U.N. spokesman Aleem Siddique said there were no early reports of widespread irregularities, though there had been a number of attacks in the south and east. However, presidential candidate Ramazan Bashardost, who had 10 percent support in pre-election polls, said he washed off the ink that is supposed to prevent double voting and called on authorities to "immediately stop this election."
"This is not an election, this is a comedy," Bashardost said.
Militants carried out a string of minor assaults in the early hours.
An AP reporter in southern Helmand province said more than 20 rockets had landed in the capital of Lashkar Gah, including one that landed near a line of voters and killed a child.
A blast at a high school in Kabul serving as a polling center wounded an election monitor and briefly shut down voting, an election observer named Ezatullah said. Abdullah Azizi, a 40-year-old teacher, said he was at Abdul Hai Habibi school when the explosion occurred.
"We don't care about these blasts. It's just people who want to sabotage the place," Habibi said after voting reopened. "My wife, my mother and father are going to come now. The women were afraid when they heard the explosion, but now I'm going to tell them come here."
The Foreign Ministry asked news organizations to avoid "broadcasting any incidence of violence" during voting hours "to ensure the wide participation of the Afghan people." Because of that order, Afghan officials were reluctant to confirm violence reports.
At a high school in eastern Kabul, election workers were ready at 7 a.m., but no one was there. A 30-year-old shopkeeper whose store is about 100 yards (meters) away said he didn't see the point. "I am not voting. It won't change anything in our country," said Mohammad Tahir, 30.
Long lines of voters showed up at the polls in the more peaceful north, a turnout that could boost Abdullah's chances, especially if the country's ethnic Pashtuns in the south don't vote.
Some voters in the capital wanted to assess the security before voting.
"Yes, we are going to vote," Abdul Rahman, 35, said as he stood 50 yards (meters) outside one polling center. He and his friends were waiting to see people vote safely before casting ballots. "If anything happens to the polling center, we don't want to be too close to it."
The next president will lead a nation plagued by armed insurgency, drugs, corruption and a feeble government. Violence has risen sharply in Afghanistan the last three years, and the U.S. now has more than 60,000 forces in the country close to eight years after the U.S. invasion following the Sept. 11 attacks of 2001.
Karzai, a favorite of the Bush administration, won in 2004 with 55.4 percent of the vote, riding into office on a wave of public optimism after decades of war and ruinous Taliban rule. As the U.S. shifted resources to the war in Iraq, Afghanistan fell into steep decline, marked by record opium poppy harvests, deepening government corruption and skyrocketing violence.
Karzai has sought to ensure his re-election by striking alliances with regional power brokers, naming as a running mate a Tajik strongman whom he once fired as defense minister and welcoming home notorious Uzbek warlord Abdul Rashid Dostum, allegedly responsible in the deaths of up to 2,000 Taliban prisoners early in the Afghan war.

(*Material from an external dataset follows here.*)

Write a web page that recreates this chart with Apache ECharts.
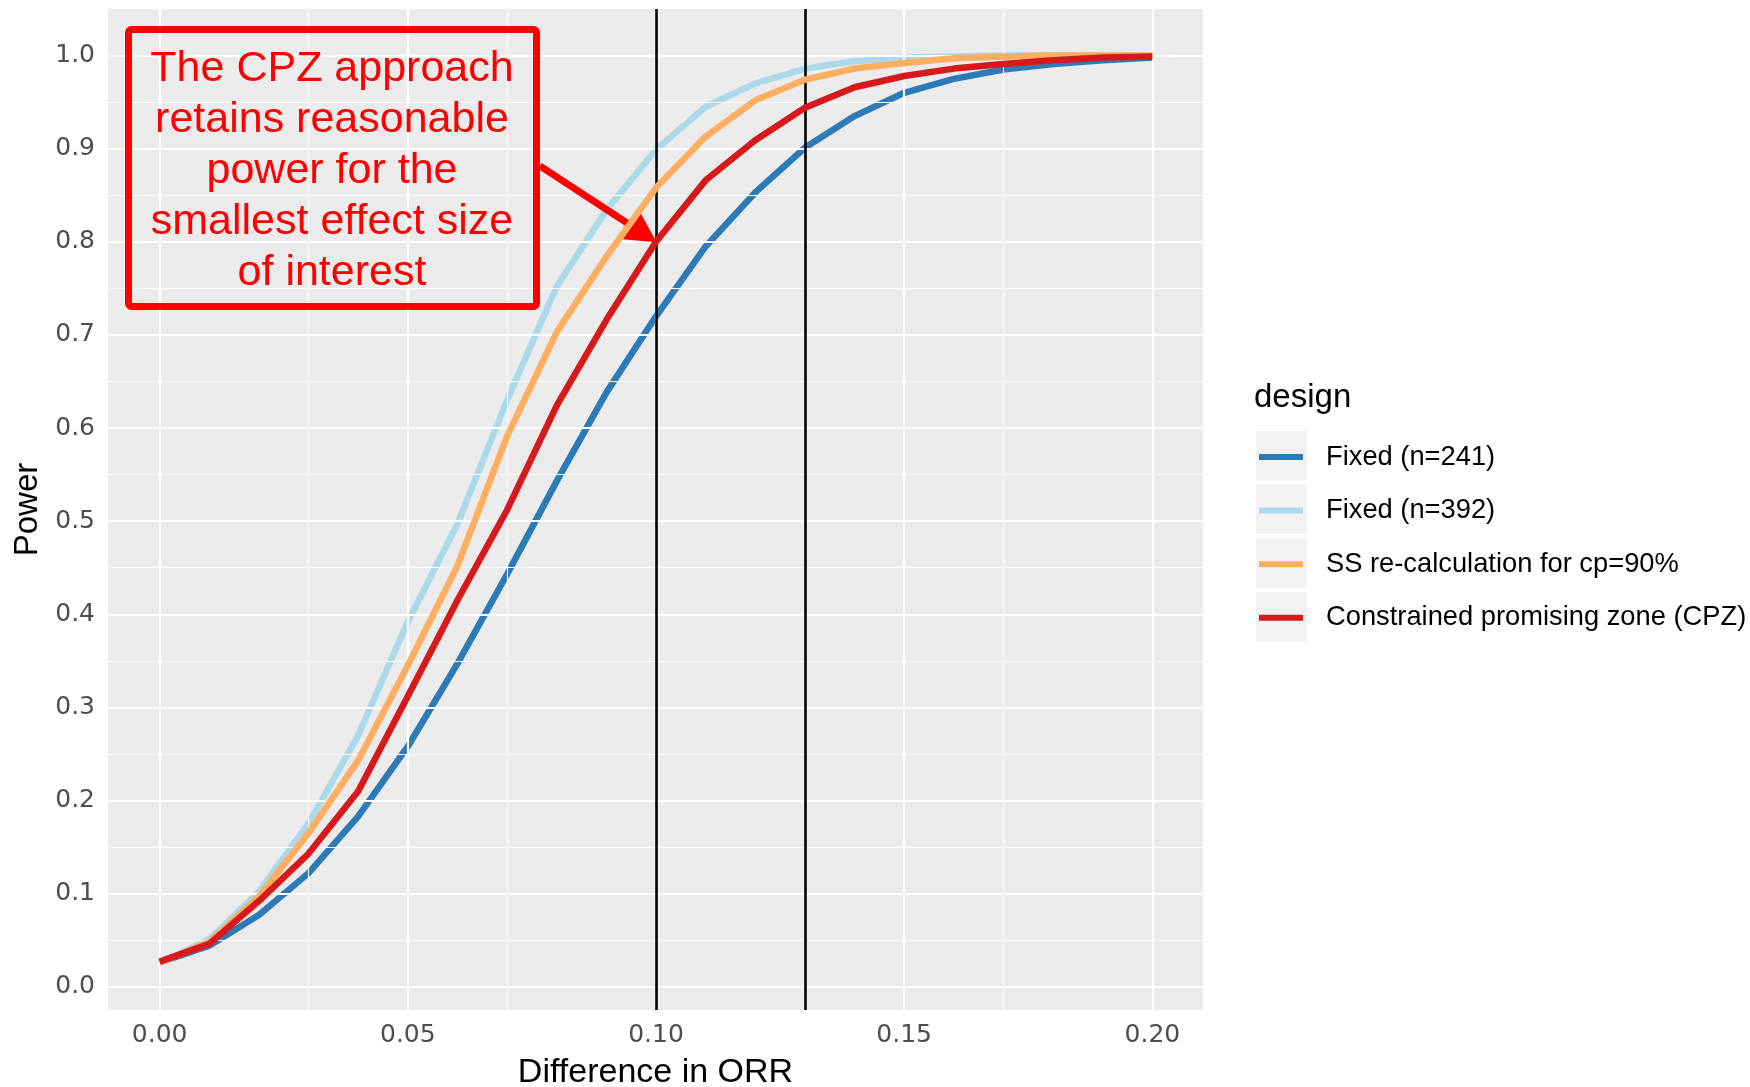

Voter turnout — especially in the insurgency-plagued Pashtun south — is likely to be crucial not only to Karzai's chances but also to public acceptance of the results. Karzai is widely expected to run strong among his fellow Pashtuns, the country's largest ethnic group which also forms the overwhelming majority of the Taliban.
Abdullah, son of a Pashtun father and a Tajik mother, is expected to win much of his votes in the Tajik north, where security is better.
One fear is that Abdullah's followers may charge fraud and take to the streets if Karzai claims a first-round victory without a strong southern turnout.
The country has been rife with rumors of ballot stuffing, bogus registrations and trafficking in registration cards on behalf of the incumbent, allegations his campaign has denied.